INFORMATION SUPPLIED »
────
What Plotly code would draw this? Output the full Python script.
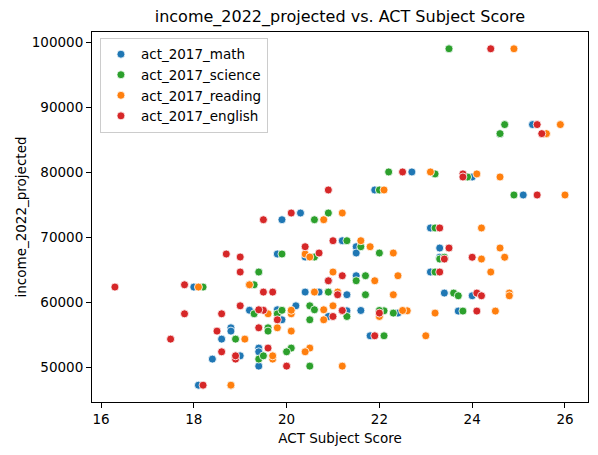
import plotly.graph_objects as go

# one entry per state (51 incl. DC)
states = ["AL", "AK", "AZ", "AR", "CA", "CO", "CT", "DE", "DC", "FL", "GA", "HI", "ID",
          "IL", "IN", "IA", "KS", "KY", "LA", "ME", "MD", "MA", "MI", "MN", "MS", "MO",
          "MT", "NE", "NV", "NH", "NJ", "NM", "NY", "NC", "ND", "OH", "OK", "OR", "PA",
          "RI", "SC", "SD", "TN", "TX", "UT", "VT", "VA", "WA", "WV", "WI", "WY"]

income_2022_projected = [51300, 67450, 58260, 51800, 80060, 73750, 85950, 61450, 98990,
                         64680, 57850, 62720, 54880, 69490, 58370, 58720, 61190, 52990,
                         56110, 61030, 71450, 87340, 58680, 68570, 47290, 57340, 59490,
                         63340, 62370, 76520, 79760, 52420, 79290, 58260, 66990, 58770,
                         55600, 64110, 66680, 66950, 54370, 67600, 58800, 61600, 72720,
                         64680, 68370, 77290, 50220, 61600, 58880]

act_2017_math = [18.4, 19.8, 19.8, 19.0, 22.7, 20.3, 24.6, 23.4, 23.5, 19.4, 20.9, 19.2, 21.8,
                 21.2, 22.4, 21.3, 21.3, 19.4, 18.8, 24.0, 23.1, 25.3, 23.7, 21.5, 18.1, 19.9,
                 20.2, 20.9, 18.0, 25.1, 23.8, 19.4, 24.0, 19.3, 20.4, 21.6, 18.8, 21.5, 23.4,
                 23.3, 18.6, 21.5, 19.2, 20.7, 19.9, 23.1, 23.3, 21.9, 19.4, 20.4, 19.8]

act_2017_science = [19.4, 19.9, 19.8, 19.5, 22.2, 20.9, 24.6, 23.6, 23.5, 19.4, 21.3, 19.3, 22.1,
                    21.3, 22.3, 22.1, 21.7, 20.1, 19.6, 23.7, 23.2, 24.7, 23.8, 21.6, 18.8, 20.5,
                    20.5, 21.5, 18.2, 24.9, 23.2, 20.0, 23.9, 19.3, 20.6, 22.0, 19.6, 21.7, 23.3,
                    23.4, 18.9, 22.0, 19.9, 20.9, 20.6, 23.2, 23.5, 22.0, 20.5, 20.9, 20.6]

act_2017_reading = [19.7, 20.4, 20.1, 19.7, 23.1, 21.2, 25.6, 24.8, 24.9, 21.0, 22.0, 19.2, 23.0,
                    21.6, 23.2, 22.6, 22.3, 20.5, 19.8, 24.8, 24.2, 25.9, 24.5, 21.8, 18.8, 20.8,
                    21.0, 21.9, 18.1, 26.0, 24.1, 20.4, 24.6, 19.6, 20.5, 22.5, 20.1, 22.4, 24.2,
                    24.7, 19.1, 22.3, 20.1, 21.1, 20.8, 24.4, 24.6, 22.1, 21.2, 20.6, 20.8]

act_2017_english = [18.9, 18.7, 18.6, 18.9, 22.5, 20.1, 25.5, 24.1, 24.4, 19.0, 21.0, 17.8, 21.9,
                    21.0, 22.0, 21.2, 21.1, 19.6, 19.4, 24.2, 23.3, 25.4, 24.1, 20.4, 18.2, 19.8,
                    19.0, 20.9, 16.3, 25.4, 23.8, 18.6, 23.8, 17.8, 19.0, 21.2, 18.5, 21.2, 23.4,
                    24.0, 17.5, 20.7, 19.5, 19.5, 19.5, 23.3, 23.5, 20.9, 20.0, 19.7, 19.4]

series = [
    ("act_2017_math", act_2017_math, "#1f77b4"),
    ("act_2017_science", act_2017_science, "#2ca02c"),
    ("act_2017_reading", act_2017_reading, "#ff7f0e"),
    ("act_2017_english", act_2017_english, "#d62728"),
]

fig = go.Figure()
for name, scores, color in series:
    fig.add_trace(go.Scatter(
        x=scores, y=income_2022_projected, mode="markers", name=name, text=states,
        marker=dict(size=8, color=color, line=dict(color="white", width=0.8)),
    ))

axis_style = dict(showline=True, linecolor="black", linewidth=1, mirror=True,
                  ticks="outside", ticklen=5, tickcolor="black", showgrid=False,
                  zeroline=False, automargin=False, tickfont=dict(size=13.5, color="black"))

fig.update_xaxes(range=[15.806, 26.496], dtick=2, title=dict(text="ACT Subject Score",
                 font=dict(size=13.5, color="black"), standoff=7), **axis_style)
fig.update_yaxes(range=[44705, 101570], dtick=10000, tickformat="d",
                 title=dict(text="income_2022_projected", font=dict(size=13.5, color="black"),
                            standoff=2), **axis_style)

# page body adds ~8px offset, margins compensate
fig.update_layout(
    width=598, height=455,
    margin=dict(l=84, r=18, t=24, b=61),
    paper_bgcolor="white", plot_bgcolor="white",
    font=dict(family="DejaVu Sans", color="black"),
    title=dict(text="income_2022_projected vs. ACT Subject Score", x=0.555, xanchor="center",
               y=0.993, yanchor="top", font=dict(size=16, color="black")),
    legend=dict(x=0.016, y=0.984, xanchor="left", yanchor="top", bgcolor="white",
                bordercolor="#cccccc", borderwidth=1, font=dict(size=13.5, color="black"),
                tracegroupgap=0),
    showlegend=True,
)

fig.write_html("out.html")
────
TASK TO CARRY OUT » Repeat only the lines between the start of the data and the line with "import plotly.graph_objects as go", including those two lines, and skip the pictures.

ANSWER FOR THIS EXERCISE »
What Plotly code would draw this? Output the full Python script.
import plotly.graph_objects as go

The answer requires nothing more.